REQUEST: Find, in the records below, the line that contains "Emit a web page" and the line that contains "const y0 = y.range()[0], y1 = y.range()[1];". Copy those two lines and everything between them exactly, but not the pictures.

DATA IN THIS EXERCISE:
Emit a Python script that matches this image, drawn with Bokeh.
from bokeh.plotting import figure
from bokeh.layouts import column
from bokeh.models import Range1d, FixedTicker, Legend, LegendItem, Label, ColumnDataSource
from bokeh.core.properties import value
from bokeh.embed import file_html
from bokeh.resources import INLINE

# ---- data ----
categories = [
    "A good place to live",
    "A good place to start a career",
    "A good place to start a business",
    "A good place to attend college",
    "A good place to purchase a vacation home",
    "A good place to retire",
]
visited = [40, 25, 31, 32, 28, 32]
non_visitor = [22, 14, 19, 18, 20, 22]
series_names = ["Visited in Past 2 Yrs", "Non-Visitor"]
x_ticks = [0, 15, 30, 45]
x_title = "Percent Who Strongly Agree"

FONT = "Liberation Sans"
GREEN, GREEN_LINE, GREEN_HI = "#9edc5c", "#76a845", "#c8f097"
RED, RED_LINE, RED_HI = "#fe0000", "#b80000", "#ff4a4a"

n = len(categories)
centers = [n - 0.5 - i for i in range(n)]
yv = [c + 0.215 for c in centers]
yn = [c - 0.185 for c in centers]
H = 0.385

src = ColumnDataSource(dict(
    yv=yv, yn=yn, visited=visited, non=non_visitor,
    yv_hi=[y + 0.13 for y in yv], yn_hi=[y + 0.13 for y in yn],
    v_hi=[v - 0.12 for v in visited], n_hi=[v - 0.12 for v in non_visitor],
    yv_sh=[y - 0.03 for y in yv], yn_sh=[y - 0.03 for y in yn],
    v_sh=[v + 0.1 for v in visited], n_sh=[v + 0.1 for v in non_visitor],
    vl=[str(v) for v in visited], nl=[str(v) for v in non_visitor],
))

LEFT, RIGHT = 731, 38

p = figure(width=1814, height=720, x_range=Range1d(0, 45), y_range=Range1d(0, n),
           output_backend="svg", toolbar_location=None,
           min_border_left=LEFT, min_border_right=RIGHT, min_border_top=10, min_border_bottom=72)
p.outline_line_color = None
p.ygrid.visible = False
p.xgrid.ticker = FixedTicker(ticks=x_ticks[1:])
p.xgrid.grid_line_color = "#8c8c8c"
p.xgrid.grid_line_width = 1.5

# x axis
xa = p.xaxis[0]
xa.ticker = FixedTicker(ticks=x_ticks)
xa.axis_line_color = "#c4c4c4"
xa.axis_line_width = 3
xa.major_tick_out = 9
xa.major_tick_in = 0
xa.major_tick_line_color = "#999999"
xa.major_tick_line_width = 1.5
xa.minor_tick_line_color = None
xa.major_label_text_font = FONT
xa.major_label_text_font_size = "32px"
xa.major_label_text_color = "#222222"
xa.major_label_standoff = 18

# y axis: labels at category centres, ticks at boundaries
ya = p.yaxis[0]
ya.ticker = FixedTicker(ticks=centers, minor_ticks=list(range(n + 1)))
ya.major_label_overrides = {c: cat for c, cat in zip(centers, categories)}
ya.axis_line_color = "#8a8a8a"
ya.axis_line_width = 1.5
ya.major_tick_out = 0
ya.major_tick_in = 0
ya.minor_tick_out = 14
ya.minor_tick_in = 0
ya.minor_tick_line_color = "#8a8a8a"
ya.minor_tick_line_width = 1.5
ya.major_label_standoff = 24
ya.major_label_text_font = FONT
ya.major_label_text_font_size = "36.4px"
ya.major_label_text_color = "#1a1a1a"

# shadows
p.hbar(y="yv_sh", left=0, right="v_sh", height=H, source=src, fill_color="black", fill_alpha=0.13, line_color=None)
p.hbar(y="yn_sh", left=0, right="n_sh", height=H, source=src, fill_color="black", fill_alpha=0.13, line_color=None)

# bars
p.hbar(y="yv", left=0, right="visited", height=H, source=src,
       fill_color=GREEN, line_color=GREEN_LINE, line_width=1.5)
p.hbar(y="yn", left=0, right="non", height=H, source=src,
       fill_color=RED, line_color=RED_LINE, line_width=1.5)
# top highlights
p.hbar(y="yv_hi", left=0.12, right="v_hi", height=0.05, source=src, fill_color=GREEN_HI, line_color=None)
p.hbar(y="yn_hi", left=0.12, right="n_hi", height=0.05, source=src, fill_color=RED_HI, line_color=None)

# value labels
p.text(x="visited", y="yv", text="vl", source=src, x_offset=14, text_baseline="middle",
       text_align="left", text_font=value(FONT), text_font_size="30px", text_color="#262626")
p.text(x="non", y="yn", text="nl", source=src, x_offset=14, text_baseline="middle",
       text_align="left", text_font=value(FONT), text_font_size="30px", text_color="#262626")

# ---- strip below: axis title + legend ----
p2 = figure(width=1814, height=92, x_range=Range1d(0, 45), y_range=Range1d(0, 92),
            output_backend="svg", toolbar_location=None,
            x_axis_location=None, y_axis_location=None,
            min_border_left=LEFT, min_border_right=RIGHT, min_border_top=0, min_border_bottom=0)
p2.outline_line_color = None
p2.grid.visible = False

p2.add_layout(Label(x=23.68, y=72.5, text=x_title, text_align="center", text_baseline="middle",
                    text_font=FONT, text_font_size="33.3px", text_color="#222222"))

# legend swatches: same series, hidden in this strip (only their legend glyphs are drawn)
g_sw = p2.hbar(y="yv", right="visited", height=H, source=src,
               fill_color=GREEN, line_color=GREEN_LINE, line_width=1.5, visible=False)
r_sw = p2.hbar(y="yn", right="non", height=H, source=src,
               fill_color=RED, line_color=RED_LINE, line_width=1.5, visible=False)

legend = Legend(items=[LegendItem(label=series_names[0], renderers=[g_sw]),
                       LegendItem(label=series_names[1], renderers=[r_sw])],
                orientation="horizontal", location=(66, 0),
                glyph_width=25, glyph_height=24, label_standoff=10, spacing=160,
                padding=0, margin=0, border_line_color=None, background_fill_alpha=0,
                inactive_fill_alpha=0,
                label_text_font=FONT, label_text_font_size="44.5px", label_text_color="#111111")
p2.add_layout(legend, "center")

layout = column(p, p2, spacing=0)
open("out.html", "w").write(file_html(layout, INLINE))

==

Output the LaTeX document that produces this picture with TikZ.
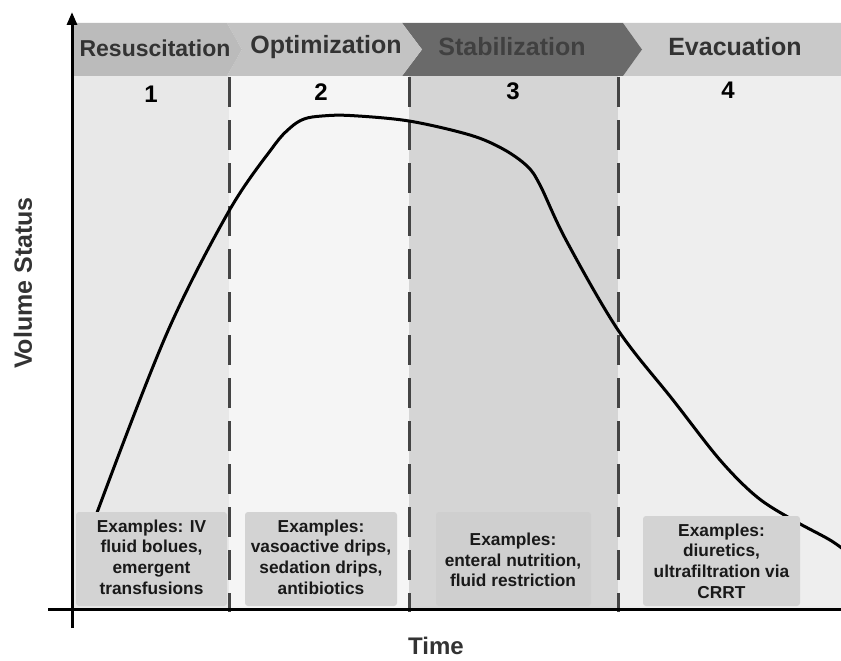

--

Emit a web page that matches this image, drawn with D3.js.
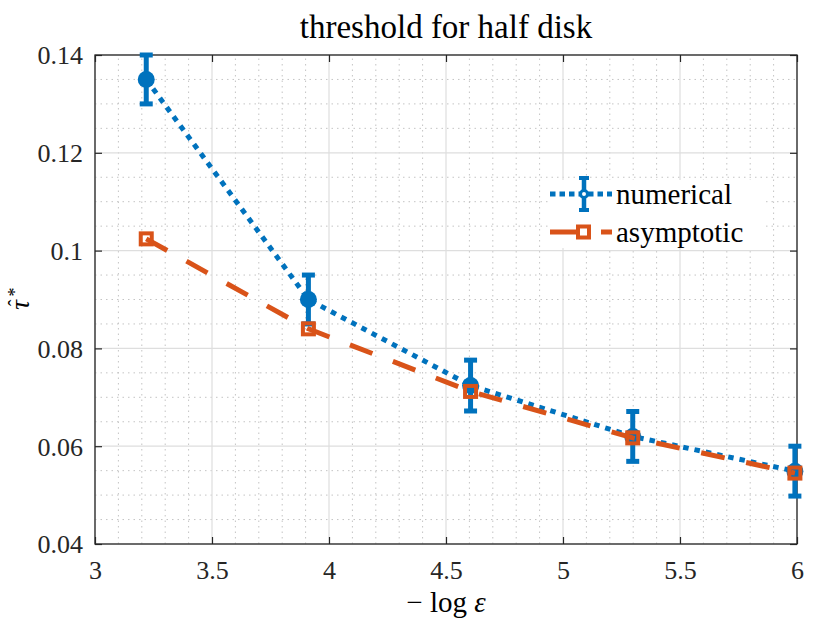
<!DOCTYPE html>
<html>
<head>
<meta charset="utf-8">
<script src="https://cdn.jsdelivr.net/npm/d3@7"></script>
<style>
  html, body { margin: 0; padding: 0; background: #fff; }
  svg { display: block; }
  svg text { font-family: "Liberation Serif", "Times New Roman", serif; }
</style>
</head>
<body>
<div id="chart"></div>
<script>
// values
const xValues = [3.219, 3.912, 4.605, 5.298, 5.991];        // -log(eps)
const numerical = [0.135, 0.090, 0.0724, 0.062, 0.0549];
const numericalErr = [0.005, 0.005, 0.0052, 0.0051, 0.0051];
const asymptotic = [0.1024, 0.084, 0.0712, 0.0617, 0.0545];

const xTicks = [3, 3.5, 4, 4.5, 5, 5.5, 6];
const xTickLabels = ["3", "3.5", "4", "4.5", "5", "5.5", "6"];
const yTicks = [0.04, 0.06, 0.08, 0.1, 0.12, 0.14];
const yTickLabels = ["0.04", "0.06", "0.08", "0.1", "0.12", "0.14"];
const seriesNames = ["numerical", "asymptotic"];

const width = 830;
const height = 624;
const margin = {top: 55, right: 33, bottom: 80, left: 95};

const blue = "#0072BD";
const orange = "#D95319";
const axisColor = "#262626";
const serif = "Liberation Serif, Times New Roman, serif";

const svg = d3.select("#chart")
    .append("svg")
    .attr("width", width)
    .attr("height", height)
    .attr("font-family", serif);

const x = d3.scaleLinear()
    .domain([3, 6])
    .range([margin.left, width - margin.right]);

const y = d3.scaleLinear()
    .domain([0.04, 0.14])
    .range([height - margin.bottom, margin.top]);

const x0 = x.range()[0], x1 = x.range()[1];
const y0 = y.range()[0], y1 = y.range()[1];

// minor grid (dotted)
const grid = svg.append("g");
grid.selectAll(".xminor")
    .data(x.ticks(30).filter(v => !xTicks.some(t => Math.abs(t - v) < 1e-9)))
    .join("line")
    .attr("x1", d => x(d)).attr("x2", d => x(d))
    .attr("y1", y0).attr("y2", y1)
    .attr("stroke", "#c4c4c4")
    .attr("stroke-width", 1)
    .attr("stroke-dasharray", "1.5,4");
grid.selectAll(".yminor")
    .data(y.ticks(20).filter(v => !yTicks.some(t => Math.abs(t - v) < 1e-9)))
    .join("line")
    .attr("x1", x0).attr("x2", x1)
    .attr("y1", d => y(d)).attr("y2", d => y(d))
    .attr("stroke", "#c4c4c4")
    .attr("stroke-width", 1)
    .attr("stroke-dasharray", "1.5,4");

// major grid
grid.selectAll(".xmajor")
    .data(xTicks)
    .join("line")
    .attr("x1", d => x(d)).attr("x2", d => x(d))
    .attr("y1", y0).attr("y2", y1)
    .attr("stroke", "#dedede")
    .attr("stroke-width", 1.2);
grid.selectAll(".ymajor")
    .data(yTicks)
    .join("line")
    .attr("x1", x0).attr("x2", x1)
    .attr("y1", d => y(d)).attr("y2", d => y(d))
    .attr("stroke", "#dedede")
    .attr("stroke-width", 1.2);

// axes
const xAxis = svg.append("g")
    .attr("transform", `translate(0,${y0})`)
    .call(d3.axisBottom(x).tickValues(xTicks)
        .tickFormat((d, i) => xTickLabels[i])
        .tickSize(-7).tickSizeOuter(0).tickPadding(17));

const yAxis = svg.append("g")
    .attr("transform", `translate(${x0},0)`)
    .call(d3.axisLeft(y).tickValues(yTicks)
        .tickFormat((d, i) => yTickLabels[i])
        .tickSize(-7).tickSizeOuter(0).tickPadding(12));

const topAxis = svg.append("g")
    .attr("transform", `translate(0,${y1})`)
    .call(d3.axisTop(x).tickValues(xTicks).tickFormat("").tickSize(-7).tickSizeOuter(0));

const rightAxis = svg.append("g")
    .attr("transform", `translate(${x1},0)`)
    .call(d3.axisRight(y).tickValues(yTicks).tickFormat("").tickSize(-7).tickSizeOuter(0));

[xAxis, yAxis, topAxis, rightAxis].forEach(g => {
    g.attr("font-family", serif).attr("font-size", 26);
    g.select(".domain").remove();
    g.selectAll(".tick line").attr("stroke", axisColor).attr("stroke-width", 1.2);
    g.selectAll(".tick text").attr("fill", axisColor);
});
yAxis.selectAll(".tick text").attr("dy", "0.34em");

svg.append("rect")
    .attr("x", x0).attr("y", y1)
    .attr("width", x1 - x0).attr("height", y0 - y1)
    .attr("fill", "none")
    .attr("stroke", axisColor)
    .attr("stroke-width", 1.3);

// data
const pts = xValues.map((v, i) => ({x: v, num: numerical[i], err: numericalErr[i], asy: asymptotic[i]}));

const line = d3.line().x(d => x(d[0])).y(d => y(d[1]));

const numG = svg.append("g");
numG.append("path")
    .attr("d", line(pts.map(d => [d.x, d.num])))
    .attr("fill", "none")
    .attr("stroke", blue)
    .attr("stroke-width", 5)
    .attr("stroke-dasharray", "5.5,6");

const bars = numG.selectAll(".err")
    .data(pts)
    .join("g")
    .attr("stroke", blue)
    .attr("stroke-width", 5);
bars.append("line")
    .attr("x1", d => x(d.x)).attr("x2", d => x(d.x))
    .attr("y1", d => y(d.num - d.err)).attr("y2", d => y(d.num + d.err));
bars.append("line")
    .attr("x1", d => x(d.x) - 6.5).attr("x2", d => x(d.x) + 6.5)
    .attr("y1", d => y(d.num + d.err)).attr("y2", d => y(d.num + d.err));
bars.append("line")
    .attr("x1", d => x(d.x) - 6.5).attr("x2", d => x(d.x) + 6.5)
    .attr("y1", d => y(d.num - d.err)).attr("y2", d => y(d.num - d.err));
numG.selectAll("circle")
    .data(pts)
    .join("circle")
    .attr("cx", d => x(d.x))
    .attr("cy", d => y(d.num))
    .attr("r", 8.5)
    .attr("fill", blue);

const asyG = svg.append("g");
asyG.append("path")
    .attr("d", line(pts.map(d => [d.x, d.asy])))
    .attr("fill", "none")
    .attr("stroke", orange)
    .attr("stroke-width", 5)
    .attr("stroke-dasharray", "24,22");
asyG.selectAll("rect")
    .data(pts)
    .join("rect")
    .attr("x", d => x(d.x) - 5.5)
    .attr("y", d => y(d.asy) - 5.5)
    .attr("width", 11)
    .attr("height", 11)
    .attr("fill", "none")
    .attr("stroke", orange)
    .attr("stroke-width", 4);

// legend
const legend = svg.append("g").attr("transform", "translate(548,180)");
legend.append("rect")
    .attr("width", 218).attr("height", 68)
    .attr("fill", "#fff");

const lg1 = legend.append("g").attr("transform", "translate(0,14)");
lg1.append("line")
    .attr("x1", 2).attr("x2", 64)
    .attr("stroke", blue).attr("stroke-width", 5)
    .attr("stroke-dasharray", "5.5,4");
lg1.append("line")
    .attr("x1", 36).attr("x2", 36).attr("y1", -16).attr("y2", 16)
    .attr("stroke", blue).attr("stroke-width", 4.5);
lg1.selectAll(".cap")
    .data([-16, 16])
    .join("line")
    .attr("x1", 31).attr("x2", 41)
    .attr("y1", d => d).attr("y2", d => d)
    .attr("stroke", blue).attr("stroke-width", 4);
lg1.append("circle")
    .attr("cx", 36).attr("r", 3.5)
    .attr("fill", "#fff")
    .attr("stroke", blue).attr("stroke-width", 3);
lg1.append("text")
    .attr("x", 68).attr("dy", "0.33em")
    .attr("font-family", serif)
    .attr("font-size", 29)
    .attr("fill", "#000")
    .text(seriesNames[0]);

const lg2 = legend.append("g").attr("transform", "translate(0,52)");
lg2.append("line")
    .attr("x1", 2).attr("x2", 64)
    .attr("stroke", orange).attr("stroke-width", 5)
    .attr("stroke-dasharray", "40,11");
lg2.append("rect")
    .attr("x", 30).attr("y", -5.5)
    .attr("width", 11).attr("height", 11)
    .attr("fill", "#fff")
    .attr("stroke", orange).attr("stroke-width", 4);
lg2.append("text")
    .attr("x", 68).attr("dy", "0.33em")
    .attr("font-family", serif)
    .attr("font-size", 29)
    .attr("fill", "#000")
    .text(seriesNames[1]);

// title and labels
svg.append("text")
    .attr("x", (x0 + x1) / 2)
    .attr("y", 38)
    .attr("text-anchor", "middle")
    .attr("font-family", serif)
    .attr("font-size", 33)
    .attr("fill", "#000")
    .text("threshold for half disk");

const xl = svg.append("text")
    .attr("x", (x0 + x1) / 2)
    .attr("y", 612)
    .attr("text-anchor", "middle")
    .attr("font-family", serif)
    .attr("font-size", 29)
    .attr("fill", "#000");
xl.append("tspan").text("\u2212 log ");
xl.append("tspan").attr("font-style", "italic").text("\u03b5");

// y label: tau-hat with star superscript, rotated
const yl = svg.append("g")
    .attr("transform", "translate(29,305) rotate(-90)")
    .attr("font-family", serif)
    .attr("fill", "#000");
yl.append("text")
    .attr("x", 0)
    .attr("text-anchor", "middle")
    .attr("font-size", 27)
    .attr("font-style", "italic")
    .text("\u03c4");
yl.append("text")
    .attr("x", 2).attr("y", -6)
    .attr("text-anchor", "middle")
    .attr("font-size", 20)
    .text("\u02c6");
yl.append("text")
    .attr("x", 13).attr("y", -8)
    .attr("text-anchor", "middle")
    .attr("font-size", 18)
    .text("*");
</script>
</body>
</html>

FINAL RESULT:
Emit a web page that matches this image, drawn with D3.js.
<!DOCTYPE html>
<html>
<head>
<meta charset="utf-8">
<script src="https://cdn.jsdelivr.net/npm/d3@7"></script>
<style>
  html, body { margin: 0; padding: 0; background: #fff; }
  svg { display: block; }
  svg text { font-family: "Liberation Serif", "Times New Roman", serif; }
</style>
</head>
<body>
<div id="chart"></div>
<script>
// values
const xValues = [3.219, 3.912, 4.605, 5.298, 5.991];        // -log(eps)
const numerical = [0.135, 0.090, 0.0724, 0.062, 0.0549];
const numericalErr = [0.005, 0.005, 0.0052, 0.0051, 0.0051];
const asymptotic = [0.1024, 0.084, 0.0712, 0.0617, 0.0545];

const xTicks = [3, 3.5, 4, 4.5, 5, 5.5, 6];
const xTickLabels = ["3", "3.5", "4", "4.5", "5", "5.5", "6"];
const yTicks = [0.04, 0.06, 0.08, 0.1, 0.12, 0.14];
const yTickLabels = ["0.04", "0.06", "0.08", "0.1", "0.12", "0.14"];
const seriesNames = ["numerical", "asymptotic"];

const width = 830;
const height = 624;
const margin = {top: 55, right: 33, bottom: 80, left: 95};

const blue = "#0072BD";
const orange = "#D95319";
const axisColor = "#262626";
const serif = "Liberation Serif, Times New Roman, serif";

const svg = d3.select("#chart")
    .append("svg")
    .attr("width", width)
    .attr("height", height)
    .attr("font-family", serif);

const x = d3.scaleLinear()
    .domain([3, 6])
    .range([margin.left, width - margin.right]);

const y = d3.scaleLinear()
    .domain([0.04, 0.14])
    .range([height - margin.bottom, margin.top]);

const x0 = x.range()[0], x1 = x.range()[1];
const y0 = y.range()[0], y1 = y.range()[1];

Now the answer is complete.